French Country Kitchen Makeover
French Country Kitchen with White Cabinets and Chandeliers
This beautiful French Country kitchen is classically decorated with off-white cabinetry and an island that has the look of antique furniture. The large, built-in French door refrigerator, elegant double chandeliers, and the built-in wine rack above the microwave are showstoppers.
Once an old laminate kitchen, designer Bonnie Pressley transforms it into a classically beautiful French country kitchen with timeless design choices and stunning details.
Describe the homeowners' wish list.
They wanted to change it from a 1970s laminate kitchen to as authentic a French country kitchen as we could, which is the style of the rest of the home. The home dates back about 40 years.
What was the biggest issue the design addressed?

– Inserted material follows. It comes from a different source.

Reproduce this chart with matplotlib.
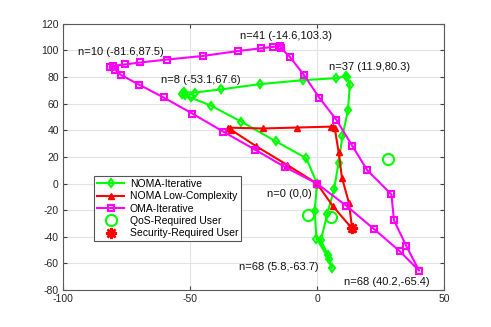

One issue was trying to incorporate all the details, including an antique cabinet. We had one custom-made to look old, so it doesn’t resemble a standard kitchen cabinet. The owner also wanted more of the modern conveniences with custom drawers.
French Country Kitchen
Once a 1970s laminate kitchen, this beautiful French country kitchen is classically decorated with gorgeous white cabinetry and a stunning kitchen island. According to designer Bonnie Pressley, "The wood island is an antique French farm table. My painter beat it up, stained the legs and raised them to counter height."
Custom Kitchen Tiles
To give this gorgeous kitchen a more custom look, the porcelain tiles behind the sink were all hand-painted. Oversized brown floor tiles work well to bring in a rich, earthy tone to the space that looks lovely against the bright white cabinetry.
French Country Cooking
"This was a dream client," says Bonnie. "But she wanted a gas range, and we couldn’t get a gas line into the space. Instead, we selected a microwave, electric oven and electric cooktop." The custom hand-painted tiles are also seen behind the cooktop, lending more character and color to the electric range.
Describe an obstacle in the space.
We didn’t really have an obstacle. This was a dream client. But she wanted a gas range, and we couldn’t get a gas line into the space. Instead, we selected a microwave, electric oven and electric cooktop.
What lessons did you learn from this project?
It was worth the time it took for all the details. It took three months, including having tiles hand-done and changing them twice to get the exact shade of green we wanted. The bottom line: All the tiny details took time.
What are the hidden gems that make a big difference?
The small details include the hand-painted tiles, which were done on irregular porcelain tiles to make them look authentic. The wood island is an antique French farm table. My painter beat it up, stained the legs and raised them to counter height. We worked hard to find German-seeded antique glass for some upper cabinets.